Parents shouldn't really worry or be put off about their babies not napping for the first couple of months or so, my son didn't as there's many more noises and other babies to distract them than when they are in their home environment. He now sleeps 2 hours everyday without fail every lunch like clock work.


I don't think it was pathetic or deceitful way to respond you are making it all to sound so much more dark and sinister that it actually is. Could you not consider that possibly a member of staff wanted to defend the nursery but just went about it the wrong way? or even that the member of staff did actually have a child that attended the nursery and it was a valid comment as a parent at the nursery? You are attacking staff and parents you know nothing about. I have every confidence in the staff that look after my son.
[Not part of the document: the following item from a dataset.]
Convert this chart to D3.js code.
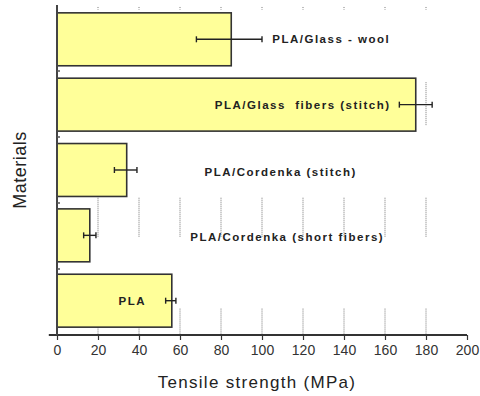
<!DOCTYPE html>
<html>
<head>
<meta charset="utf-8">
<script src="https://cdn.jsdelivr.net/npm/d3@7"></script>
<style>
  body { margin: 0; background: #fff; }
  svg { display: block; font-family: "Liberation Sans", Arial, sans-serif; }
</style>
</head>
<body>
<svg id="chart" width="480" height="396"></svg>
<script>
// data
const materials = ["PLA/Glass - wool", "PLA/Glass  fibers (stitch)", "PLA/Cordenka (stitch)", "PLA/Cordenka (short fibers)", "PLA"];
const strength = [85, 175, 34, 16, 56];
const errorLow = [68, 167, 28, 13, 53];
const errorHigh = [100, 183, 39, 19, 58];
const labelAt = [105, 77, 72, 65, 30];   // where each label starts, in MPa
const xTicks = [0, 20, 40, 60, 80, 100, 120, 140, 160, 180, 200];
const gridValues = [20, 40, 60, 80, 100, 120, 140, 160, 180];
// visible pieces of the dotted grid, in row units (0 = top, 5 = axis)
const gridSpans = [[0.03, 0.07], [2.92, 3.52], [4.6, 5]];
const gridSpans180 = [[1.17, 1.82]];

const svg = d3.select("#chart");
const margin = { top: 5, right: 13, bottom: 61, left: 57 };
const width = 480 - margin.left - margin.right;
const height = 396 - margin.top - margin.bottom;

const g = svg.append("g").attr("transform", `translate(${margin.left},${margin.top})`);

const x = d3.scaleLinear().domain([0, 200]).range([0, width]);
const y = d3.scaleBand().domain(materials).range([0, height]).paddingInner(0.19).paddingOuter(0.12);
const row = d3.scaleLinear().domain([0, materials.length]).range([0, height]);

const rows = materials.map((m, i) => ({ key: m, value: strength[i], lo: errorLow[i], hi: errorHigh[i], at: labelAt[i] }));

// dotted grid
const gridPieces = [];
gridValues.forEach(v => gridSpans.forEach(s => gridPieces.push({ v, s })));
gridSpans180.forEach(s => gridPieces.push({ v: 180, s }));

g.selectAll(".grid")
    .data(gridPieces)
    .enter().append("line")
    .attr("class", "grid")
    .attr("x1", d => x(d.v)).attr("x2", d => x(d.v))
    .attr("y1", d => row(d.s[0])).attr("y2", d => row(d.s[1]))
    .attr("stroke", "#777")
    .attr("stroke-width", 1)
    .attr("stroke-dasharray", "1,1");

// bars
g.selectAll(".bar")
    .data(rows)
    .enter().append("rect")
    .attr("class", "bar")
    .attr("x", x(0))
    .attr("y", d => y(d.key))
    .attr("width", d => x(d.value) - x(0))
    .attr("height", y.bandwidth())
    .attr("fill", "#ffff99")
    .attr("stroke", "#333")
    .attr("stroke-width", 1.6);

// error bars
const err = g.selectAll(".err").data(rows).enter().append("g").attr("class", "err")
    .attr("stroke", "#222").attr("stroke-width", 1.4);
err.append("line")
    .attr("x1", d => x(d.lo)).attr("x2", d => x(d.hi))
    .attr("y1", d => y(d.key) + y.bandwidth() / 2).attr("y2", d => y(d.key) + y.bandwidth() / 2);
err.append("line")
    .attr("x1", d => x(d.lo)).attr("x2", d => x(d.lo))
    .attr("y1", d => y(d.key) + y.bandwidth() / 2 - 3).attr("y2", d => y(d.key) + y.bandwidth() / 2 + 3);
err.append("line")
    .attr("x1", d => x(d.hi)).attr("x2", d => x(d.hi))
    .attr("y1", d => y(d.key) + y.bandwidth() / 2 - 3).attr("y2", d => y(d.key) + y.bandwidth() / 2 + 3);

// labels
g.selectAll(".key-label")
    .data(rows)
    .enter().append("text")
    .attr("class", "key-label")
    .attr("x", d => x(d.at))
    .attr("y", d => y(d.key) + y.bandwidth() / 2 + (d.key.startsWith("PLA/Cordenka") ? 2 : 0))
    .attr("dy", ".35em")
    .attr("fill", "#222")
    .style("font-size", "11.5px")
    .style("font-weight", "bold")
    .style("letter-spacing", "1.5px")
    .attr("xml:space", "preserve")
    .text(d => d.key);

// x axis
const gX = g.append("g").attr("transform", `translate(0,${height})`);
gX.call(d3.axisBottom(x).tickValues(d3.range(-4, 201, 4)).tickFormat("").tickSize(3).tickSizeOuter(0));
gX.call(d3.axisBottom(x).tickValues(xTicks).tickSize(5).tickSizeOuter(0).tickPadding(5));
gX.selectAll(".domain").remove();
gX.append("line")
    .attr("x1", x(-4)).attr("x2", x(200))
    .attr("stroke", "#333").attr("stroke-width", 2);
gX.selectAll(".tick line").attr("stroke", "#333").attr("stroke-width", 1.2);
gX.selectAll(".tick text")
    .attr("fill", "#333")
    .style("font-size", "14px")
    .style("font-family", "'Liberation Sans', Arial, sans-serif");

// y axis
const gY = g.append("g");
gY.append("line")
    .attr("x1", 0).attr("x2", 0).attr("y1", 0).attr("y2", height)
    .attr("stroke", "#444").attr("stroke-width", 2);
gY.selectAll(".ytick")
    .data(d3.range(1, materials.length))
    .enter().append("line")
    .attr("x1", 0).attr("x2", 3)
    .attr("y1", d => row(d)).attr("y2", d => row(d))
    .attr("stroke", "#555").attr("stroke-width", 1.5);

// axis titles
svg.append("text")
    .attr("x", margin.left + x(100) - 5)
    .attr("y", 388)
    .attr("text-anchor", "middle")
    .attr("fill", "#222")
    .style("font-size", "17px")
    .style("letter-spacing", "1.3px")
    .text("Tensile strength (MPa)");

svg.append("text")
    .attr("transform", `translate(26,170) rotate(-90)`)
    .attr("text-anchor", "middle")
    .attr("fill", "#222")
    .style("font-size", "18px")
    .style("letter-spacing", "0.5px")
    .text("Materials");
</script>
</body>
</html>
Continuing the thread in previous posts, childcare is a very personal decision.


My son started at Dulwich Asquith Nursery when he was 14 months old - it seemed to be the perfect time for him to be there, he walked in his first week and loved being with children his own age. The management had just changed and the nursery was refurbished while he was there. He left there at 4+ a very sociable and polite little boy.


My baby daughter also started there when she was nine months old. Her childcare was a harder decision because I thought she was too young to be looked after by anybody, but I had to go back to work. I looked at a couple of childminders alongside Asquith. But I just couldn't see my nine month old in a childminder setting, particularly because most of them seemed to be set up for much older children.


So for her, now 2 years old, I have a combination of nanny (one day/week) and Asquith (three days/week). She gets the perfect combination of out-and-about trips with the nanny and the stimulation and socialisation that nursery offers.


My advice when looking for childcare is to go with what 'feels' right to you. And find a setting where the staff have the same values as you.